Purchase from Kinder
The Trans Mountain expansion has had a long and troubled history. Amid mounting opposition, original owner Kinder Morgan Inc. threatened to walk away from the project, prompting Trudeau’s government to agree to buy the existing line for about C$4.5 billion ($3.4 billion) in 2018 to salvage the project.
Before that deal had even closed, the appeals court nullified the Trans Mountain expansion’s approval in August 2018, ruling that the project’s regulatory review was flawed because it didn’t examine the effects of additional tanker traffic. The court also said Trudeau’s government hadn’t consulted enough with First Nations along the route.

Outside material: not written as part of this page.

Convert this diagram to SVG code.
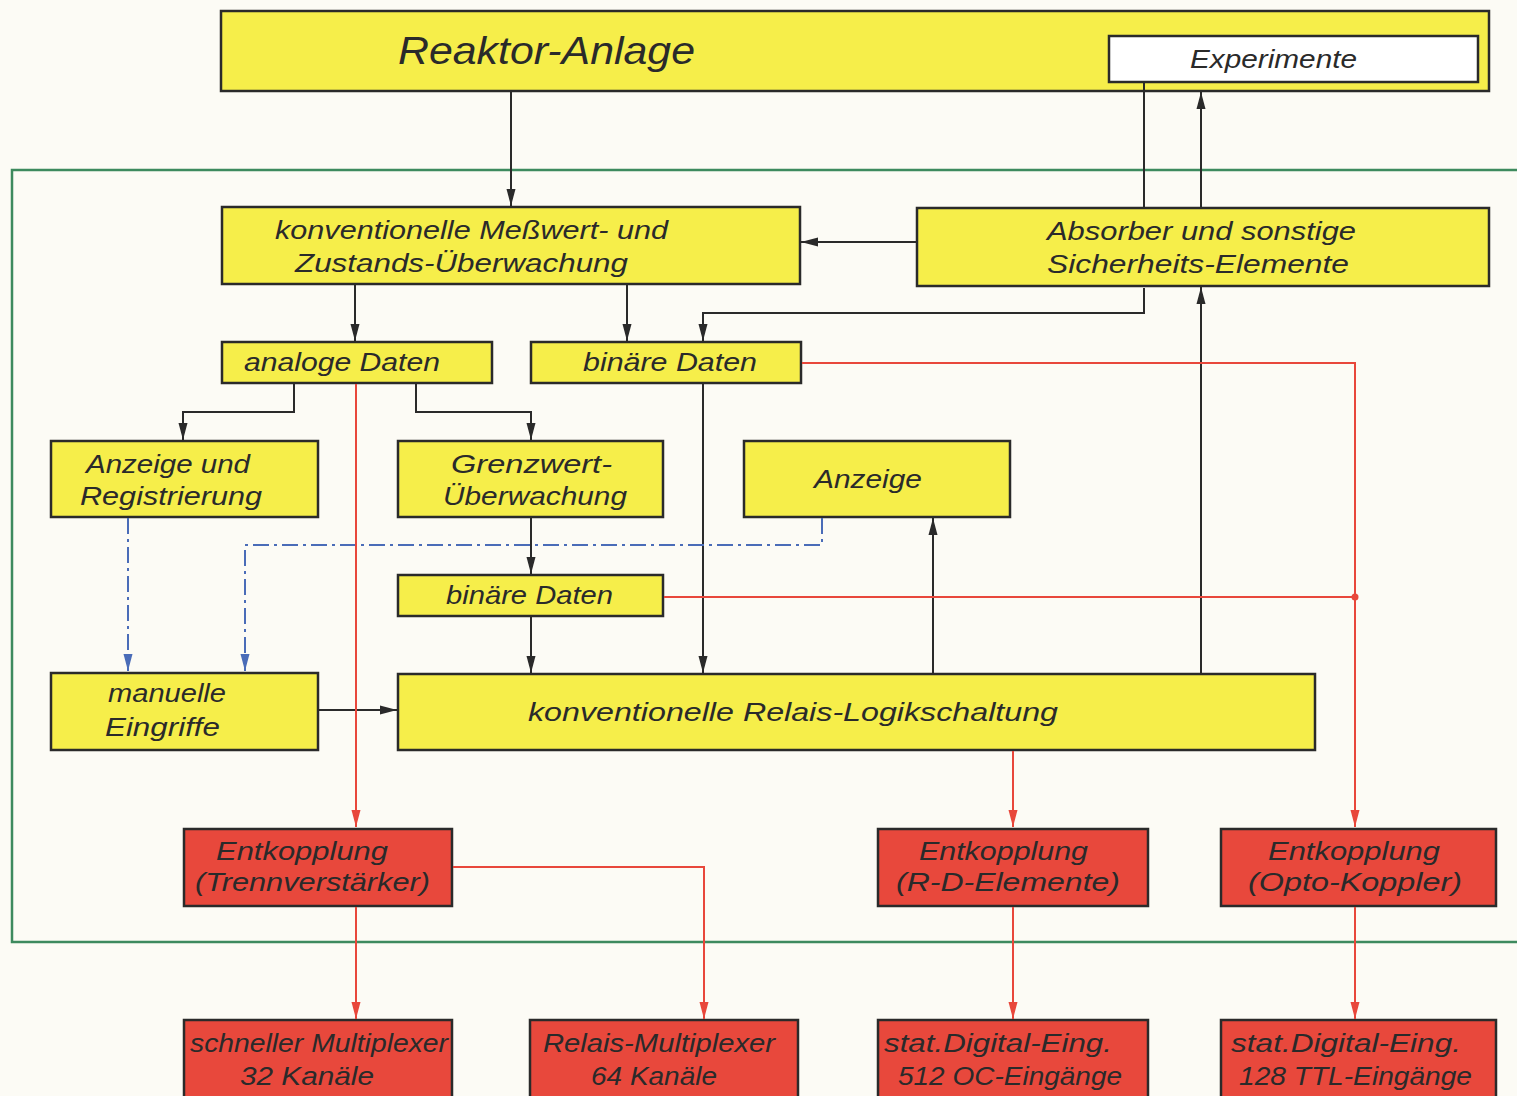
<svg xmlns="http://www.w3.org/2000/svg" width="1517" height="1096" viewBox="0 0 1517 1096">
<style>
.y{fill:#f6ee4a;stroke:#2a2a2a;stroke-width:2.5}
.r{fill:#e8483c;stroke:#2a2a2a;stroke-width:2.5}
.w{fill:#ffffff;stroke:#2a2a2a;stroke-width:2.5}
text{font-family:"Liberation Sans","DejaVu Sans",sans-serif;font-style:italic;font-size:26px;fill:#2a2a2a}
.big{font-size:38px}
.k{fill:none;stroke:#2a2a2a;stroke-width:2}
.rl{fill:none;stroke:#e8473b;stroke-width:2}
.bl{fill:none;stroke:#4a6cb8;stroke-width:2;stroke-dasharray:16,5,3,5}
.g{fill:none;stroke:#3d8a5e;stroke-width:2.5}
</style>
<defs>
<marker id="ak" markerUnits="userSpaceOnUse" markerWidth="18" markerHeight="10" refX="17" refY="5" orient="auto"><path d="M0,0.5 L17,5 L0,9.5 z" fill="#2a2a2a"/></marker>
<marker id="ar" markerUnits="userSpaceOnUse" markerWidth="18" markerHeight="10" refX="17" refY="5" orient="auto"><path d="M0,0.5 L17,5 L0,9.5 z" fill="#e8473b"/></marker>
<marker id="ab" markerUnits="userSpaceOnUse" markerWidth="18" markerHeight="10" refX="17" refY="5" orient="auto"><path d="M0,0.5 L17,5 L0,9.5 z" fill="#4a6cb8"/></marker>
</defs>
<rect width="1517" height="1096" fill="#fcfbf5"/>
<path class="g" d="M1517,170 H12 V942 H1517"/>

<g id="reaktor"><rect class="y" x="221" y="11" width="1268" height="80"/><text class="big" x="398" y="64" textLength="297" lengthAdjust="spacingAndGlyphs">Reaktor-Anlage</text></g>
<g id="experimente"><rect class="w" x="1109" y="36" width="369" height="46"/><text x="1190" y="68" textLength="167" lengthAdjust="spacingAndGlyphs">Experimente</text></g>
<g id="messwert"><rect class="y" x="222" y="207" width="578" height="77"/><text x="275" y="239" textLength="393" lengthAdjust="spacingAndGlyphs">konventionelle Meßwert- und</text><text x="295" y="272" textLength="333" lengthAdjust="spacingAndGlyphs">Zustands-Überwachung</text></g>
<g id="absorber"><rect class="y" x="917" y="208" width="572" height="78"/><text x="1047" y="240" textLength="309" lengthAdjust="spacingAndGlyphs">Absorber und sonstige</text><text x="1047" y="273" textLength="302" lengthAdjust="spacingAndGlyphs">Sicherheits-Elemente</text></g>
<g id="analog"><rect class="y" x="222" y="342" width="270" height="41"/><text x="244" y="371" textLength="196" lengthAdjust="spacingAndGlyphs">analoge Daten</text></g>
<g id="binaer1"><rect class="y" x="531" y="342" width="270" height="41"/><text x="583" y="371" textLength="174" lengthAdjust="spacingAndGlyphs">binäre Daten</text></g>
<g id="anzreg"><rect class="y" x="51" y="441" width="267" height="76"/><text x="86" y="473" textLength="164" lengthAdjust="spacingAndGlyphs">Anzeige und</text><text x="80" y="505" textLength="182" lengthAdjust="spacingAndGlyphs">Registrierung</text></g>
<g id="grenzwert"><rect class="y" x="398" y="441" width="265" height="76"/><text x="451" y="473" textLength="161" lengthAdjust="spacingAndGlyphs">Grenzwert-</text><text x="443" y="505" textLength="184" lengthAdjust="spacingAndGlyphs">Überwachung</text></g>
<g id="anzeige"><rect class="y" x="744" y="441" width="266" height="76"/><text x="814" y="488" textLength="108" lengthAdjust="spacingAndGlyphs">Anzeige</text></g>
<g id="binaer2"><rect class="y" x="398" y="575" width="265" height="41"/><text x="446" y="604" textLength="167" lengthAdjust="spacingAndGlyphs">binäre Daten</text></g>
<g id="manuell"><rect class="y" x="51" y="673" width="267" height="77"/><text x="108" y="702" textLength="118" lengthAdjust="spacingAndGlyphs">manuelle</text><text x="105" y="736" textLength="115" lengthAdjust="spacingAndGlyphs">Eingriffe</text></g>
<g id="relais"><rect class="y" x="398" y="674" width="917" height="76"/><text x="528" y="721" textLength="530" lengthAdjust="spacingAndGlyphs">konventionelle  Relais-Logikschaltung</text></g>
<g id="ent1"><rect class="r" x="184" y="829" width="268" height="77"/><text x="216" y="860" textLength="172" lengthAdjust="spacingAndGlyphs">Entkopplung</text><text x="195" y="891" textLength="235" lengthAdjust="spacingAndGlyphs">(Trennverstärker)</text></g>
<g id="ent2"><rect class="r" x="878" y="829" width="270" height="77"/><text x="919" y="860" textLength="169" lengthAdjust="spacingAndGlyphs">Entkopplung</text><text x="896" y="891" textLength="224" lengthAdjust="spacingAndGlyphs">(R-D-Elemente)</text></g>
<g id="ent3"><rect class="r" x="1221" y="829" width="275" height="77"/><text x="1268" y="860" textLength="172" lengthAdjust="spacingAndGlyphs">Entkopplung</text><text x="1248" y="891" textLength="214" lengthAdjust="spacingAndGlyphs">(Opto-Koppler)</text></g>
<g id="mux1"><rect class="r" x="184" y="1020" width="268" height="90"/><text x="190" y="1052" textLength="258" lengthAdjust="spacingAndGlyphs">schneller Multiplexer</text><text x="240" y="1085" textLength="134" lengthAdjust="spacingAndGlyphs">32 Kanäle</text></g>
<g id="mux2"><rect class="r" x="530" y="1020" width="268" height="90"/><text x="543" y="1052" textLength="232" lengthAdjust="spacingAndGlyphs">Relais-Multiplexer</text><text x="591" y="1085" textLength="126" lengthAdjust="spacingAndGlyphs">64 Kanäle</text></g>
<g id="dig1"><rect class="r" x="878" y="1020" width="270" height="90"/><text x="884" y="1052" textLength="228" lengthAdjust="spacingAndGlyphs">stat.Digital-Eing.</text><text x="898" y="1085" textLength="224" lengthAdjust="spacingAndGlyphs">512 OC-Eingänge</text></g>
<g id="dig2"><rect class="r" x="1221" y="1020" width="275" height="90"/><text x="1231" y="1052" textLength="230" lengthAdjust="spacingAndGlyphs">stat.Digital-Eing.</text><text x="1239" y="1085" textLength="233" lengthAdjust="spacingAndGlyphs">128 TTL-Eingänge</text></g>

<g id="connectors">
<path class="k" d="M511,92 V206" marker-end="url(#ak)"/>
<path class="k" d="M1144,83 V207"/>
<path class="k" d="M1201,207 V92" marker-end="url(#ak)"/>
<path class="k" d="M916,242 H801" marker-end="url(#ak)"/>
<path class="k" d="M1144,288 V313 H703 V341" marker-end="url(#ak)"/>
<path class="k" d="M1201,673 V287" marker-end="url(#ak)"/>
<path class="k" d="M355,285 V341" marker-end="url(#ak)"/>
<path class="k" d="M627,285 V341" marker-end="url(#ak)"/>
<path class="k" d="M294,384 V412 H183 V440" marker-end="url(#ak)"/>
<path class="k" d="M416,384 V412 H531 V440" marker-end="url(#ak)"/>
<path class="k" d="M703,384 V673" marker-end="url(#ak)"/>
<path class="k" d="M531,518 V574" marker-end="url(#ak)"/>
<path class="k" d="M531,617 V673" marker-end="url(#ak)"/>
<path class="k" d="M319,710 H397" marker-end="url(#ak)"/>
<path class="k" d="M933,673 V518" marker-end="url(#ak)"/>
<path class="bl" d="M128,518 V671" marker-end="url(#ab)"/>
<path class="bl" d="M822,518 V545 H245 V671" marker-end="url(#ab)"/>
<path class="rl" d="M356,384 V827" marker-end="url(#ar)"/>
<path class="rl" d="M802,363 H1355 V827" marker-end="url(#ar)"/>
<path class="rl" d="M664,597 H1355"/>
<circle cx="1355" cy="597" r="3.5" fill="#e8473b"/>
<path class="rl" d="M1013,751 V827" marker-end="url(#ar)"/>
<path class="rl" d="M356,907 V1019" marker-end="url(#ar)"/>
<path class="rl" d="M453,867 H704 V1019" marker-end="url(#ar)"/>
<path class="rl" d="M1013,907 V1019" marker-end="url(#ar)"/>
<path class="rl" d="M1355,907 V1019" marker-end="url(#ar)"/>
</g>
</svg>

Trudeau’s government then conducted months of additional consultations, and the country’s top energy regulator in February 2019 recommended approving the project again after bulking up its review of the expansion.
On Tuesday, the Federal Court of Appeals ruled that the government’s additional consultation was “a genuine effort in ascertaining and taking into account the key concerns of the applicants, considering them, engaging in two-way communication, and considering and sometimes agreeing to accommodations.”
“This was anything but a rubber-stamping exercise,” the court said in the decision. “The end result was not a ratification of the earlier approval, but an approval with amended conditions flowing directly from the renewed consultation.”
Trudeau’s government hailed the ruling as a vindication of its efforts to consult with First Nations and a positive sign for investors considering ventures in Canada.
“To anyone who says you can’t get major projects built in Canada: You can,” Natural Resources Minister Seamus O’Regan told reporters outside the legislature. “If you roll up your sleeves and you do the work.”
It’s difficult to say whether the Supreme Court will agree to hear an appeal of Tuesday’s decision, Austin said. The ruling is mainly a reiteration of existing concepts and doesn’t include any “groundbreaking” ideas. “The Supreme Court of Canada will have to determine whether it has anything additional to say with respect to the concepts of reasonableness, consultation and accommodation,” he said.
The appeals court’s decision may help future energy projects by clarifying how proponents need to engage with First Nations affected by their operations, said Vivek Warrier, the co-head of the energy industry team at Bennett Jones LLP in Calgary.
“It will put down a marker, from a long-term perspective, as to what consultation needs to look like,” Warrier said in an interview before the ruling was released. “From a legal perspective, we’d love to have a bright line drawn by the Federal Court of Appeal saying what is required and if you’ve met that threshold, then you’ve undertaken adequate consultation.”